Dia Internacional da Igualdade Salarial
A divulgação do relatório coincidiu com o Dia Internacional da Igualdade Salarial, instituído pela Organização das Nações Unidas (ONU) em 2019, com o objetivo de promover a igualdade de gênero no mercado de trabalho. Segundo a ONU, ao ritmo atual de mudanças, seriam necessários 300 anos para alcançar a igualdade de gênero globalmente.
Durante a apresentação do relatório, a representante da ONU Mulheres para o Brasil, Ana Carolina Querino, destacou que a desigualdade salarial reflete barreiras estruturais, como a misoginia, que impedem as mulheres de participar plenamente da vida pública.

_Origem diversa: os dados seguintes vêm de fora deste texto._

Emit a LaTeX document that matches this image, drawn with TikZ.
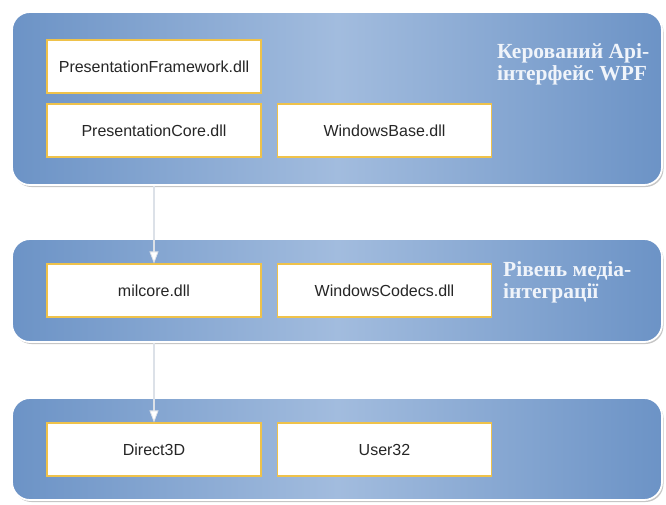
\documentclass[tikz,border=0pt]{standalone}
\usepackage{fontspec}
\setmainfont{Liberation Sans}
\newfontfamily\labelfont{Liberation Serif}
\usepackage{tikz}
\usetikzlibrary{arrows.meta,shadows,calc}

\definecolor{panelDark}{HTML}{6C93C6}
\definecolor{panelLight}{HTML}{A2BCDE}
\definecolor{boxLine}{HTML}{EFC24A}
\definecolor{flowLine}{HTML}{DCE1E8}
\definecolor{labelText}{HTML}{F0F4FA}

\begin{document}
\begin{tikzpicture}[x=1pt, y=-1pt,
    panel/.style={rectangle, rounded corners=18pt, draw=white, line width=1.8pt,
        left color=panelDark, right color=panelDark, middle color=panelLight,
        drop shadow={shadow xshift=1.5pt, shadow yshift=-2pt, opacity=0.45},
        minimum width=650pt, inner sep=0pt},
    dllbox/.style={rectangle, draw=boxLine, line width=1.1pt, fill=white,
        minimum width=214pt, minimum height=53pt, inner sep=0pt,
        text=black!85, font=\fontsize{16}{19}\selectfont},
    layer/.style={anchor=base west, align=left, text=labelText, inner sep=0pt,
        font=\labelfont\bfseries\fontsize{21.5}{21.5}\selectfont},
    flow/.style={draw=flowLine, line width=1.4pt,
        -{Triangle[width=9pt, length=12pt, fill=white, line width=0.8pt]}}]
        \useasboundingbox (0,0) rectangle (666,504);

        % Managed API layer
        \node[panel, minimum height=173pt] (apiPanel) at (337,98.5) {};
        \node[dllbox] (framework) at (154,66.5) {PresentationFramework.dll};
        \node[dllbox] (core) at (154,130.5) {PresentationCore.dll};
        \node[dllbox] (winbase) at (384.5,130.5) {WindowsBase.dll};
        \node[layer] (apiLabel) at (497,80) {Керований Api-\\інтерфейс WPF};

        % Media integration layer
        \node[panel, minimum height=103pt] (mediaPanel) at (337,290.5) {};
        \node[dllbox] (milcore) at (154,290.5) {milcore.dll};
        \node[dllbox] (codecs) at (384.5,290.5) {WindowsCodecs.dll};
        \node[layer] (mediaLabel) at (503,298) {Рівень медіа-\\інтеграції};

        % System layer
        \node[panel, minimum height=102pt] (sysPanel) at (337,449) {};
        \node[dllbox] (direct) at (154,449.5) {Direct3D};
        \node[dllbox] (user) at (384.5,449.5) {User32};

        % Connections
        \draw[flow] (apiPanel.south -| core) -- (milcore.north);
        \draw[flow] (mediaPanel.south -| milcore) -- (direct.north);
    \end{tikzpicture}
\end{document}
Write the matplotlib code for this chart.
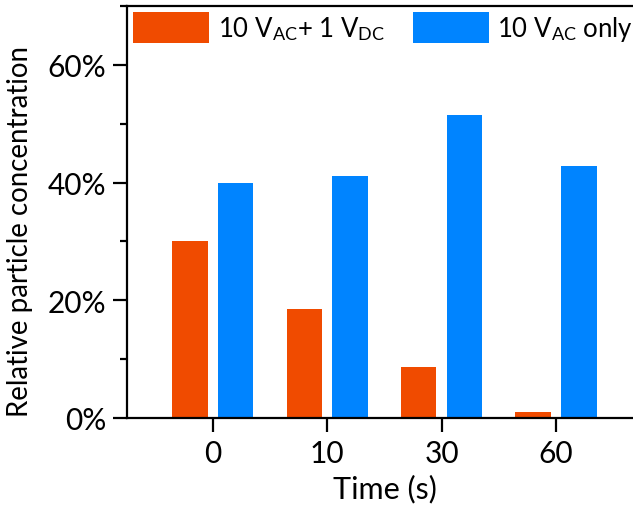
import matplotlib
matplotlib.use("Agg")
import matplotlib.pyplot as plt
from matplotlib.ticker import MultipleLocator, FuncFormatter
import numpy as np

# Data
times = ["0", "10", "30", "60"]
ac_dc = [30.0, 18.5, 8.6, 1.1]      # 10 V_AC + 1 V_DC
ac_only = [40.0, 41.2, 51.4, 42.8]  # 10 V_AC only
series_labels = [r"10 V$_{\mathrm{AC}}$+ 1 V$_{\mathrm{DC}}$",
                 r"10 V$_{\mathrm{AC}}$ only"]
colors = ["#F04B00", "#0084FF"]

plt.rcParams["font.family"] = ["Lato", "DejaVu Sans"]
plt.rcParams["mathtext.fontset"] = "custom"
plt.rcParams["mathtext.rm"] = "Lato"
plt.rcParams["mathtext.it"] = "Lato:italic"
plt.rcParams["mathtext.bf"] = "Lato:bold"

fs_legend = 18.5
fs_tick = 21.5
fs_xlabel = 22
fs_ylabel = 19.9

fig = plt.figure(figsize=(6.33, 5.06), dpi=100)
ax = fig.add_axes([127 / 633, 1 - 419 / 506, (643 - 127) / 633, (419 - 7) / 506])

x = np.arange(len(times))
w = 0.31
off = 0.2
ax.bar(x - off, ac_dc, w, color=colors[0], label=series_labels[0])
ax.bar(x + off, ac_only, w, color=colors[1], label=series_labels[1])

ax.set_xlim(-0.75, 3.76)
ax.set_ylim(0, 70)
ax.set_xticks(x)
ax.set_xticklabels(times)
ax.yaxis.set_major_locator(MultipleLocator(20))
ax.yaxis.set_minor_locator(MultipleLocator(10))
ax.yaxis.set_major_formatter(FuncFormatter(lambda v, p: f"{v:.0f}%"))

lw = 1.6
for side in ["left", "bottom", "top"]:
    ax.spines[side].set_linewidth(lw)
ax.spines["right"].set_visible(False)

ax.tick_params(axis="both", which="major", direction="out", length=10,
               width=lw, labelsize=fs_tick, pad=5)
ax.tick_params(axis="y", which="minor", direction="out", length=5, width=lw)
ax.tick_params(axis="x", which="minor", bottom=False)

ax.set_xlabel("Time (s)", fontsize=fs_xlabel, labelpad=5)
ax.set_ylabel("Relative particle concentration", fontsize=fs_ylabel)
ax.yaxis.set_label_coords(-0.182, 0.455)

ax.legend(loc="upper left", bbox_to_anchor=(0.0, 1.0), ncol=2, frameon=False,
          fontsize=fs_legend, handlelength=2.95, handleheight=1.45, handletextpad=0.33,
          columnspacing=1.1, borderaxespad=0.25, borderpad=0.0)

fig.savefig("out.png", dpi=100)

Comentário do advogado Antônio Amauri Malaquias de Pinho
O advogado Antônio Amauri Malaquias de Pinho, especialista em direito trabalhista e igualdade de gênero, destacou a importância do relatório para a formulação de políticas públicas voltadas à equidade salarial. “O Relatório de Transparência Salarial oferece uma visão clara das desigualdades que persistem no mercado de trabalho brasileiro. A partir desses dados, o governo e as empresas podem desenvolver estratégias mais eficazes para combater a discriminação de gênero e raça”, afirma Pinho.
Ele também enfatizou que a implementação da nova Lei da Igualdade Salarial representa um passo importante, mas é necessário um esforço contínuo de monitoramento e fiscalização. “A desigualdade salarial é um reflexo de um sistema que ainda valoriza de maneira desigual o trabalho de homens e mulheres. Medidas mais rigorosas são necessárias para garantir que essa situação comece a mudar de forma concreta”, conclui o advogado.